Apache POI does solve this but the total size of all the transitive dependencies of apache poi is close to 13MB.

  • poi-ooxml-schemas-3.17.jar (6MB)
  • xmlbeans-2.6.0.jar (3MB)
  • poi-3.17.jar (3MB)
  • poi-ooxml-3.17.jar (1.5MB)

So far I could find questions about writing to xlsx without apache poi and libraries which are not maintained. Any pointers would be very helpful.

Vivek Aditya
  • 1,145
  • 17
  • 46
  • Downvoters , please leave a comment. – Vivek Aditya Sep 10 '18 at 16:24
  • 1
    https://stackoverflow.com/questions/51571719/how-read-excel-file-having-more-than-100000-row-in-java/51582121#51582121 – Axel Richter Sep 10 '18 at 16:29
  • 1
    The problem is simply the format is really complex...and within the files it's xml... What is the problem with 13 MiB ? – khmarbaise Sep 10 '18 at 17:02
  • What's wrong with 13mb of jars? That's several orders of magnitude smaller than a great many projects I know of! – Gagravarr Sep 10 '18 at 20:59
  • @khmarbaise & Gagravarr Apache POI only is contributing to 50% of my build size.

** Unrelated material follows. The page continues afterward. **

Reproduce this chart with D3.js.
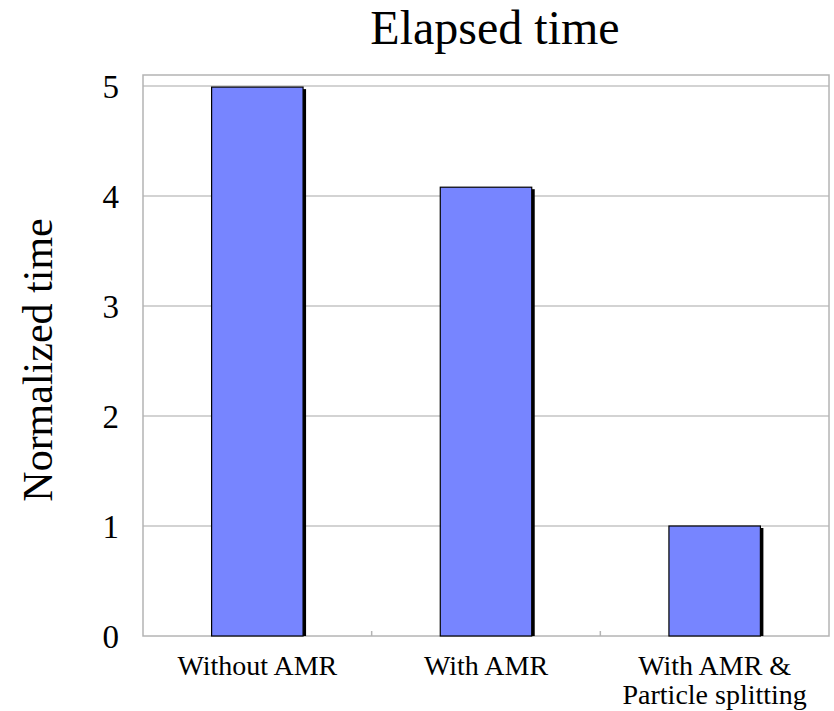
<!DOCTYPE html>
<html><head><meta charset="utf-8">
<script src="https://cdn.jsdelivr.net/npm/d3@7"></script>
<style>body{margin:0;background:#fff}svg{display:block}text{font-family:"Liberation Serif","Times New Roman",serif;fill:#000}</style>
</head><body><svg id="c" width="834" height="711"></svg>
<script>
const categories = [["Without AMR"], ["With AMR"], ["With AMR &", "Particle splitting"]];
const values = [4.99, 4.08, 1.0];
const yTicks = [0, 1, 2, 3, 4, 5];
const title = "Elapsed time";
const yLabel = "Normalized time";

const svg = d3.select("#c");
const L = 143, R = 829, T = 75, B = 636;
const x = d3.scaleBand().domain(d3.range(categories.length)).range([L, R]).paddingInner(0.6).paddingOuter(0.3);
const xb = d3.scaleBand().domain(d3.range(categories.length)).range([L, R]);
const y = d3.scaleLinear().domain([0, 5.1]).range([B, T]);

// frame + gridlines
svg.append("g").selectAll("line").data(yTicks.filter(d => d > 0)).join("line")
  .attr("x1", L).attr("x2", R).attr("y1", d => y(d)).attr("y2", d => y(d))
  .attr("stroke", "#c4c4c4").attr("stroke-width", 1.5);
svg.append("rect").attr("x", L).attr("y", T).attr("width", R - L).attr("height", B - T)
  .attr("fill", "none").attr("stroke", "#b4b4b4").attr("stroke-width", 1.5);
// x category ticks
svg.append("g").selectAll("line").data(d3.range(1, categories.length)).join("line")
  .attr("x1", d => xb(d)).attr("x2", d => xb(d)).attr("y1", B - 5).attr("y2", B)
  .attr("stroke", "#b4b4b4").attr("stroke-width", 1.5);

// bars: shadow then bar
const bars = svg.append("g");
bars.selectAll("rect.s").data(values).join("rect").attr("class", "s")
  .attr("x", (d, i) => x(i) + 3).attr("y", d => y(d) + 2)
  .attr("width", x.bandwidth()).attr("height", d => B - y(d) - 2).attr("fill", "#000");
bars.selectAll("rect.b").data(values).join("rect").attr("class", "b")
  .attr("x", (d, i) => x(i)).attr("y", d => y(d))
  .attr("width", x.bandwidth()).attr("height", d => B - y(d))
  .attr("fill", "#7785ff").attr("stroke", "#000").attr("stroke-width", 1.2);

// y tick labels
svg.append("g").selectAll("text").data(yTicks).join("text")
  .attr("x", 119).attr("y", d => y(d)).attr("dy", "0.35em").attr("text-anchor", "end")
  .attr("font-size", 33).text(d => d);

// x labels
const xl = svg.append("g").selectAll("text").data(categories).join("text")
  .attr("text-anchor", "middle").attr("font-size", 28)
  .attr("transform", (d, i) => `translate(${xb(i) + xb.bandwidth() / 2},675)`);
xl.selectAll("tspan").data(d => d).join("tspan")
  .attr("x", 0).attr("y", (d, j) => j * 29).text(d => d);

svg.append("text").attr("x", 495).attr("y", 44).attr("text-anchor", "middle")
  .attr("font-size", 48).text(title);
svg.append("text").attr("transform", "translate(52,360) rotate(-90)")
  .attr("text-anchor", "middle").attr("font-size", 42).text(yLabel);
</script></body></html>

Just for reading a xlsx file this is a huge cost. – Vivek Aditya Sep 11 '18 at 06:48
  • @AxelRichter Will look into the code you pointed, thanks. – Vivek Aditya Sep 11 '18 at 06:48
  • @Vivek Aditya: Whether you can using plain Java instead of `apache poi` depends on what you are meaning by "just reading a xlsx file". A `*.xlsx` file may contain much more than simply textual or numeric data. There could be charts, pictures and other shapes, ActiveX or form controls, conditional formatting, pivot tables, ... To get all that using plain Java without using `apache poi` will be possible but also will be like reinventing the wheel then. But you are right, the module structure and division into different Jars of `apache poi` is really not optimal. – Axel Richter Sep 11 '18 at 07:10
  • 1
    The question is what kind of functionality you exactly need? But unfortunately you haven't told use.....And if the size is too large for you you might help to reduce the size (contribute to the project) ...the other options is to use a particular library which does what you need and maybe not more than you need ... – khmarbaise Sep 11 '18 at 08:21
  • 1
    @khmarbaise: To reduce the size cannot be the goal. The size will increase since `apache poi` is long nor not finished yet. But it could be more modular. We would need modules for working with the file systems, one for binary (OLE2) and one for OOXML and then single modules for each Office part (Word, Excel, Powerpoint) in each shaping (binary or OOXML). Maybe connected by interfaces for using both, binary and OOXML and/or across parts, which should be also modular though. But this is nothing what contributors could decise. This are decisions of the project leaders. – Axel Richter Sep 11 '18 at 09:00
  • Hm...in an Apache project there are no leaders cause the community is the lead ...Apart from that yes of course modularization can be the right direction but checking if other dependencies can be replaced maybe with other (smaller once) or if the dependencies are only used for very limited things...etc. that can reduce the size sometimes...and why can't be the size of a library not a goal ? – khmarbaise Sep 11 '18 at 09:18
  • @AxelRichter Agreed. My use case is straightforward , just read the content of xlsx file ( no charts , pictures or anything other than text ). – Vivek Aditya Sep 11 '18 at 10:40
  • @khmarbaise I just need to read a simple xlsx file ( no pictures , charts or anything complex). Looks like what Axel has suggested is the way ahead for me. Thanks for your inputs. – Vivek Aditya Sep 11 '18 at 10:41
  • @khmarbaise: As of my experience, if "there are no leaders cause the community is the lead " then nobody leads and the project will fail. There must be main contributors in the community who takes leadership. Most times this is exacly how it works, if it works. Else it will **not** work. And only those main contributors can make such main decisions. It's the same thing as with "public property". If "the public" owns something, then nobody owns it. And what nobody owns is worth nothing. That's how humans are. – Axel Richter Sep 11 '18 at 13:16

1 Answers1

1

Thanks to Axel Richter's great answer, I modified it into a Utility class. This so far is working very well for me and could help anyone who is looking just to read a simple XLSX file (without any complicated stuff in it).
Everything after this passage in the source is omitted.